▶ **Required task**:
List the lines of this listing that hold the word "image".

▶ **Supplied data**:

:::::

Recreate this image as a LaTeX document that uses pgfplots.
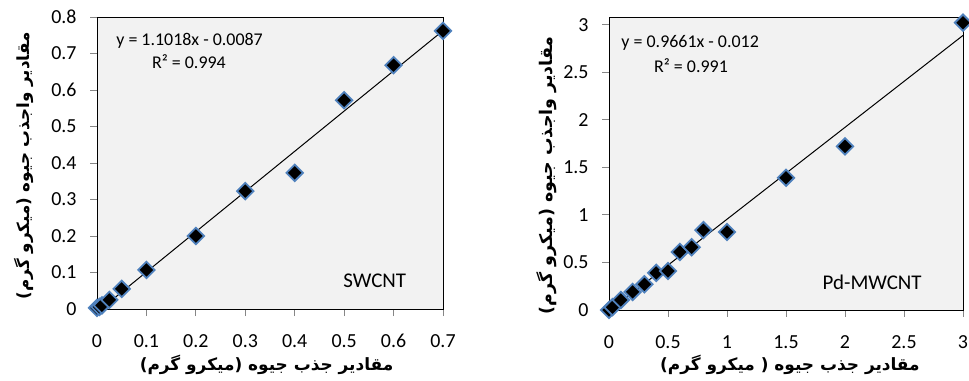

:::::

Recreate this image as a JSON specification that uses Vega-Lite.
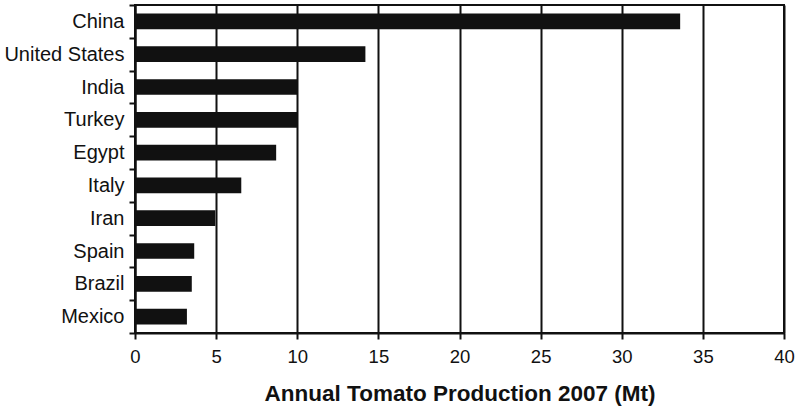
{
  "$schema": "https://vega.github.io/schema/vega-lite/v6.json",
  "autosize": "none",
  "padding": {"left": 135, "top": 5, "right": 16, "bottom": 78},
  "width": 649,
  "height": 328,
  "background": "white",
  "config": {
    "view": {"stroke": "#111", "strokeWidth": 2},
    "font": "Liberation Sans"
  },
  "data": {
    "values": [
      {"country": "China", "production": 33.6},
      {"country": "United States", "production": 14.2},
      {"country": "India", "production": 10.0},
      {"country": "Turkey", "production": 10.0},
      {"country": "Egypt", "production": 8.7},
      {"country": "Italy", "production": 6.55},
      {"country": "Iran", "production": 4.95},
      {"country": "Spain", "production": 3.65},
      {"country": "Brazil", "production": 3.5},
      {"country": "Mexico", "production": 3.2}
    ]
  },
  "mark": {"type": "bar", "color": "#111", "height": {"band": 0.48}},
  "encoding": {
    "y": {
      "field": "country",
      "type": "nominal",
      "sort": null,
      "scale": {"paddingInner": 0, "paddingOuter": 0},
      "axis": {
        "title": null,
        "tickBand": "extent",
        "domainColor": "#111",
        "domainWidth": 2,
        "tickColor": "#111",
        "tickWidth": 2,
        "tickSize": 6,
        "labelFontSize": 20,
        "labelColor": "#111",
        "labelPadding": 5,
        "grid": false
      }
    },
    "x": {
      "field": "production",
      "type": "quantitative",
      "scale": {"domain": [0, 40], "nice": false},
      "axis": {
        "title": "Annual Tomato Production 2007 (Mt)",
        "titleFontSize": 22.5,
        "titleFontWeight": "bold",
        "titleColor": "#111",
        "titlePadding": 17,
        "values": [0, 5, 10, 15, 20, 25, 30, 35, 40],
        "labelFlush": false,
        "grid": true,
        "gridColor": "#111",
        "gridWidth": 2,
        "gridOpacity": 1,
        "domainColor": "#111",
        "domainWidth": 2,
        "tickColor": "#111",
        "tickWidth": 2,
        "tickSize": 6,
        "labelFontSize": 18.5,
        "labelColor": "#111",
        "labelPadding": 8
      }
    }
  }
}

:::::

▶ **Complete output**:
Recreate this image as a LaTeX document that uses pgfplots.
Recreate this image as a JSON specification that uses Vega-Lite.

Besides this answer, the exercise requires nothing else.